In a histogram with unequal class interval, say for example, the data:

Number of Fruits | Frequency
----------------------------
    1-2          |     5
    2-3          |     6
    3-5          |    10
    5-10         |     9
    10-24        |    12

Why does it make sense to find the frequency density to correct for the unequal class intervals? What is the intuition behind the logic?

I understand the way to find the density is:

$$\frac{\text{Frequency}}{\text{Size of Class Interval}}\times\text{Lowest Class Size}$$ How would someone go about reading such a histogram?

Answer 1

Here is data simulated in R that matches your frequency table. A fundamental principle of a histogram is that each observation be represented by the same basic unit of area.
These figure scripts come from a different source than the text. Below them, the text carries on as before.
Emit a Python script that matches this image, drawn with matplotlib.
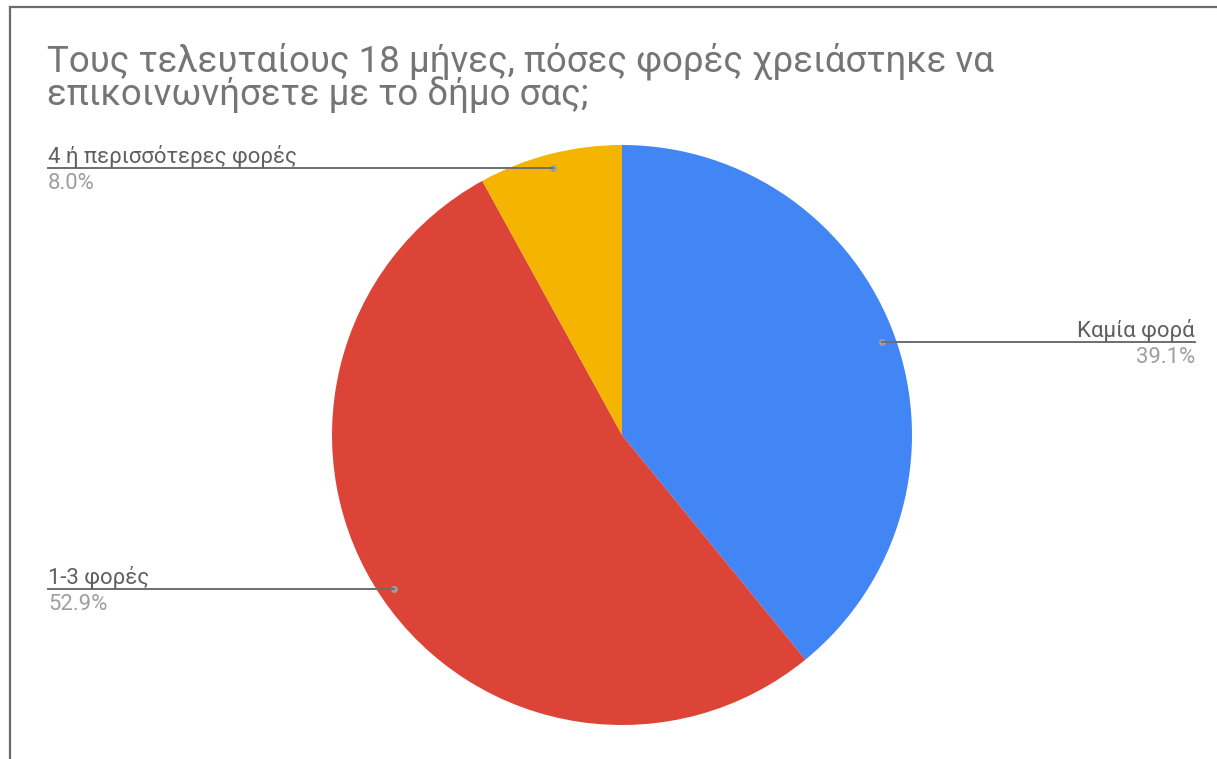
import matplotlib
matplotlib.use("Agg")
import matplotlib.pyplot as plt
from matplotlib.lines import Line2D
import numpy as np

plt.rcParams['font.family'] = ['Roboto', 'DejaVu Sans']

title_lines = ["Τους τελευταίους 18 μήνες, πόσες φορές χρειάστηκε να",
               "επικοινωνήσετε με το δήμο σας;"]
categories = ["Καμία φορά", "1-3 φορές", "4 ή περισσότερες φορές"]
values = [39.1, 52.9, 8.0]
colors = ["#4285F4", "#DB4437", "#F4B400"]

W, H = 1217, 759
fig = plt.figure(figsize=(W / 100, H / 100), dpi=100)
fig.patch.set_facecolor("white")

def fx(px):
    return px / W

def fy(py):
    return 1 - py / H

# partial border (left + top) like the screenshot
fig.add_artist(Line2D([fx(10), fx(10)], [fy(7), 0], color="#6b6b6b", lw=1.6, transform=fig.transFigure))
fig.add_artist(Line2D([fx(10), 1], [fy(7), fy(7)], color="#6b6b6b", lw=1.6, transform=fig.transFigure))

# title
for t, base in zip(title_lines, [71, 105]):
    fig.text(fx(47), fy(base), t, ha="left", va="baseline", fontsize=26.4, color="#757575")

cx, cy, R = 622, 435, 290
ax = fig.add_axes([fx(cx - R), fy(cy + R), 2 * R / W, 2 * R / H])
wedges, _ = ax.pie(values, colors=colors, startangle=90, counterclock=False,
                   radius=1, wedgeprops=dict(linewidth=0))
ax.set_xlim(-1, 1)
ax.set_ylim(-1, 1)
ax.set_aspect("equal")
ax.axis("off")

sides = ["right", "left", "left"]
edge_px = {"right": 1195, "left": 48}
cum = np.cumsum([0] + values)
for i, (cat, v) in enumerate(zip(categories, values)):
    mid = (cum[i] + v / 2) / 100 * 360
    theta = np.deg2rad(90 - mid)
    r = 0.95
    x_d = r * np.cos(theta)
    y_d = r * np.sin(theta)
    px = cx + x_d * R
    py = cy - y_d * R
    side = sides[i]
    ex = edge_px[side]
    fig.add_artist(Line2D([fx(px), fx(ex)], [fy(py), fy(py)], color="#6e6e6e", lw=1.4,
                          transform=fig.transFigure))
    ax.plot([x_d], [y_d], "o", color="#9e9e9e", ms=5, mew=0, zorder=5)
    ha = "right" if side == "right" else "left"
    fig.text(fx(ex), fy(py - 5), cat, ha=ha, va="baseline", fontsize=15.9, color="#5f5f5f")
    fig.text(fx(ex), fy(py + 21), f"{v:.1f}%", ha=ha, va="baseline", fontsize=15.9, color="#9e9e9e")

fig.savefig("out.png", dpi=100, facecolor="white")
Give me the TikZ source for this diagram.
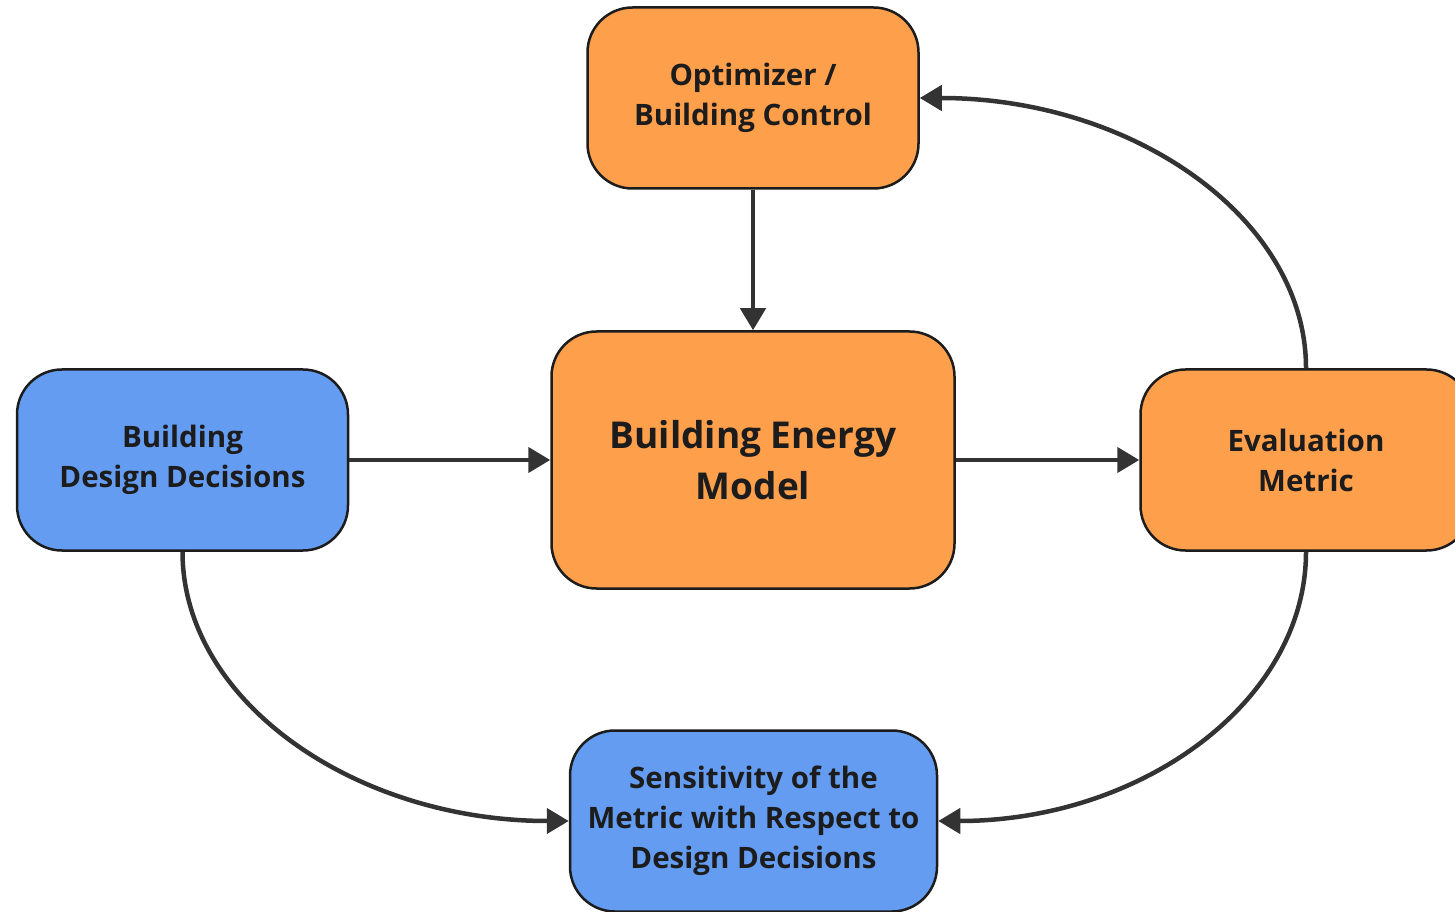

The histogram shown below, is a frequency histogram, in which bar heights are chosen so that the total area in the histogram will be $1.$ (The tick marks on the horizontal axis, show exact locations of my simulated points.)

set.seed(813)
x = c(runif(5, 1,2), runif(6, 2,3), runif(10, 3,5),        
      runif(9, 5,10), runif(12, 10,24))
ends = c(1, 2, 3, 5, 10, 24)
hist(x, br=ends, col="skyblue2"); rug(x)

In R a 'nonprinted' histogram provides information about how the bars are drawn, including bar heights.

hist(x, br=ends, plot=F)
$breaks
[1]  1  2  3  5 10 24

$counts
[1]  5  6 10  9 12

$density
[1] 0.11904762 0.14285714 0.11904762 0.04285714 0.02040816

$mids
[1]  1.5  2.5  4.0  7.5 17.0

w = diff(hist(x, br=ends, plot=F)$breaks)  # widths
h = hist(x, br=ends, plot=F)$density       # heights
a = w*h;  a                                # areas
[1] 0.1190476 0.1428571 0.2380952 0.2142857 0.2857143
sum(a)
[1] 1                                # total area = 1

Depending on your interests, you might want to see if you can figure out how 'densities' are derived from 'frequencies'. I am not familiar with the term 'frequency density'.

Ordinarily, histograms based on varying interval widths are deprecated in statistical practice because they are difficult for many people to interpret.

By contrast, here is a 'frequency' histogram of my version of your data. It uses intervals of equal widths. That makes it possible to show a vertical Frequency scale--even to label each bar with the number of observations it represents.) I have added dotted horizontal lines to show 42 equal 'blocks of area', one for each observation. (One would not necessarily show labels atop bars or horizontal lines in a histogram for publication.)

ends.2 = seq(0, 24, by=2)   # equally spaced
hist(x, br=ends.2, col="skyblue4", ylim=c(0,13), label=T, 
      main="Frequency Histogram")
abline(h = 0:11, col="green", lty="dotted")

Here is a histogram of my version of the data that I believe to be more easily readable than the one suggested in your exercise. [Using rug to make tick marks for individual observations works best if there are fewer than about 100 observations.]

ends.3 = seq(0,25, by=5)
hist(x, br=ends.3, col="skyblue2", ylim=c(0,17),
     main="Frequency Histogram")
rug(x)

Note: The author of the problem may have had other learning objectives in mind, but I hope you will remember: (1) A fundamental principle of a histogram is that each observation is represented by the same amount of area. (2) For presentation to non-statisticians, it is seldom necessary or desirable to make a histogram with unequal bin widths.